GIVEN REQUEST -
Report all lines holding "code".
>> Start DATA EXTRACT
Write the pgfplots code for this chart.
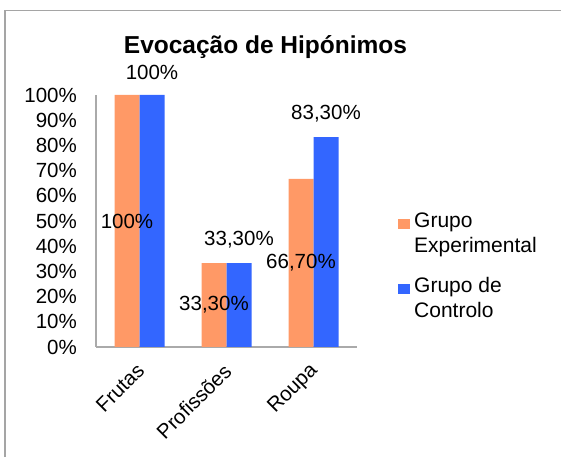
\documentclass[border=0pt]{standalone}
\usepackage{pgfplots}
\pgfplotsset{compat=1.18}
\usepackage{fontspec}
\setmainfont{Liberation Sans}
\definecolor{orangebar}{RGB}{255,153,102}
\definecolor{bluebar}{RGB}{51,102,255}
\definecolor{axgray}{RGB}{170,170,170}
\definecolor{framegray}{RGB}{165,165,165}
\begin{document}
\begin{tikzpicture}[x=1pt,y=1pt]
\path[use as bounding box] (0,0) rectangle (561,457);
\draw[framegray, line width=1.4pt] (5,0) -- (5,446.3) -- (561,446.3);
\node[font=\bfseries\fontsize{24.5}{29}\selectfont] at (265.5,410) {Evocação de Hipónimos};
\begin{axis}[
  at={(96pt,110pt)}, anchor=south west,
  scale only axis, width=261pt, height=252pt,
  ybar=0pt, bar width=25pt,
  xmin=-0.5, xmax=2.5, ymin=0, ymax=100,
  axis x line*=bottom, axis y line*=left,
  axis line style={axgray, line width=1.2pt, -},
  major tick length=0pt,
  xtick={0,1,2}, xticklabels={Frutas,Profissões,Roupa},
  ytick={0,10,...,100},
  yticklabels={0\%,10\%,20\%,30\%,40\%,50\%,60\%,70\%,80\%,90\%,100\%},
  yticklabel style={font=\fontsize{20.5}{24}\selectfont, inner sep=0pt, anchor=east, xshift=-19pt},
  xticklabel style={font=\fontsize{20.5}{24}\selectfont, rotate=45, anchor=east, inner sep=0pt, xshift=-13.6pt, yshift=-15.4pt},
  legend style={draw=none, fill=none, at={(1.157,0.535)}, anchor=north west, inner sep=0pt,
    row sep=24pt, column sep=4pt,
    nodes={inner sep=0pt, align=left, font=\fontsize{21}{25}\selectfont}},
  legend cell align=left,
  legend image code/.code={\draw[#1,/tikz/.cd,draw=none] (0pt,4pt) rectangle (12pt,14pt);},
  clip=false,
]
\addplot[fill=orangebar, draw=none, bar shift=-12.5pt] coordinates {(0,100) (1,33.3) (2,66.7)};
\addlegendentry{Grupo\\Experimental}
\addplot[fill=bluebar, draw=none, bar shift=12.5pt,
  nodes near coords, point meta=explicit symbolic,
  every node near coord/.append style={font=\fontsize{20.5}{24}\selectfont, inner sep=0pt, yshift=15pt, text=black}]
  coordinates {(0,100) [100\%] (1,33.3) [33,30\%] (2,83.3) [83,30\%]};
\addlegendentry{Grupo de\\Controlo}
\addplot[forget plot, draw=none, fill=none, bar shift=-12.5pt, bar width=0.01pt,
  nodes near coords, point meta=explicit symbolic, nodes near coords align={center},
  every node near coord/.append style={font=\fontsize{20.5}{24}\selectfont, inner sep=0pt, text=black}]
  coordinates {(0,50) [100\%] (1,16.65) [33,30\%] (2,33.35) [66,70\%]};
\end{axis}
\end{tikzpicture}
\end{document}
>> End DATA EXTRACT
RESPONSE TO THE EXERCISE -
Write the pgfplots code for this chart.
  legend image code/.code={\draw[#1,/tikz/.cd,draw=none] (0pt,4pt) rectangle (12pt,14pt);},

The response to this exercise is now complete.